Hacker News new | ask | show | jobs
by st_goliath 1969 days ago
A while ago I did some simplistic SquashFS pack/unpack benchmarks[1][2]. I was primarily interested in looking at the behavior of my thread-pool based packer, but as a side effect I got a comparison of compressor speed & ratios over the various available compressors for my Debian test image.

I must say that LZ4 definitely stands out for both compression and uncompression speed, while still being able to cut the data size in half, making it probably quite suitable for life filesystems and network protocols. Particularly interesting was also comparing Zstd and LZ4[3], the former being substantially slower, but at the same time achieving a compression ratio somewhere between zlib and xz, while beating both in time (in my benchmark at least).

[1] https://github.com/AgentD/squashfs-tools-ng/blob/master/doc/...

[2] https://github.com/AgentD/squashfs-tools-ng/blob/master/doc/...

[3] https://github.com/AgentD/squashfs-tools-ng/blob/master/doc/...

2 comments

> lz4 (...) probably quite suitable for life filesystems and network protocols

Actually, no. lz4 is less suitable than zstd for filesystems.

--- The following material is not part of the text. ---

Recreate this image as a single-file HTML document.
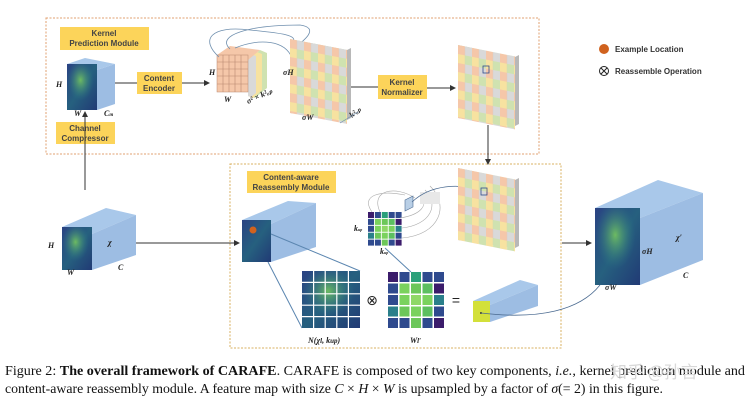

BTW, lz4 is present in many mozilla tools like thunderbird: it's represented by its bastard child lz4json, which is diverging by just the headers don't work with regular lz4 tools

> achieving a compression ratio somewhere between zlib and xz, while beating both in time (in my

Your observation is correct: zstd is now standard and the default on openzfs 2.0, replacing lz4.

The 19 compression variants offer more flexibility than just lz4- another strength is the decode time is not a function of the compression factor, which is something good on coldish storage that's rarely updated.

> zstd is now standard and the default on openzfs 2.0, replacing lz4.

Are you sure? The default compression level has always been "off", but when switched on - the default has been lz4 for about 5 years. Zstd support was added less than a year ago and there are still a lot of things that need to be fixed before one could even suggest that it might be a sane default. I like zstd, but I like my uncorrupted data more. I know that compatibility between compressor versions and pools is a concern, and there are also the compression performance problems with the way zstd handles zfs block sizes. Thankfully lz4 works great for zfs and has for many years now.

https://github.com/openzfs/zfs/blob/master/include/sys/zio.h...

> Actually, no. lz4 is less suitable than zstd for filesystems.

Why's that? What benefit would I get from switching? Is it workload-dependent?

EDIT: To be clear, I'm not disagreeing; if zstd will work better, I want to know about it so that I can switch my pools to use it.

>> Actually, no. lz4 is less suitable than zstd for filesystems.

>

>Why's that? What benefit would I get from switching? Is it workload-dependent?

Presumably because Zstd has much better compression, while still being quite fast.

I don't see however how that invalidates any of my observations. Some filesystems like e.g. UBIFS support LZ4, but now also support Zstd, because both are suitable for the task (and LZ4 was around earlier).

In the end it is a classic space vs. time trade-off and there is AFAIK no generic right or wrong answer (except that some algorithms are too slow to even be considered).

F2FS supports compression with LZ4 since Linux 5.6.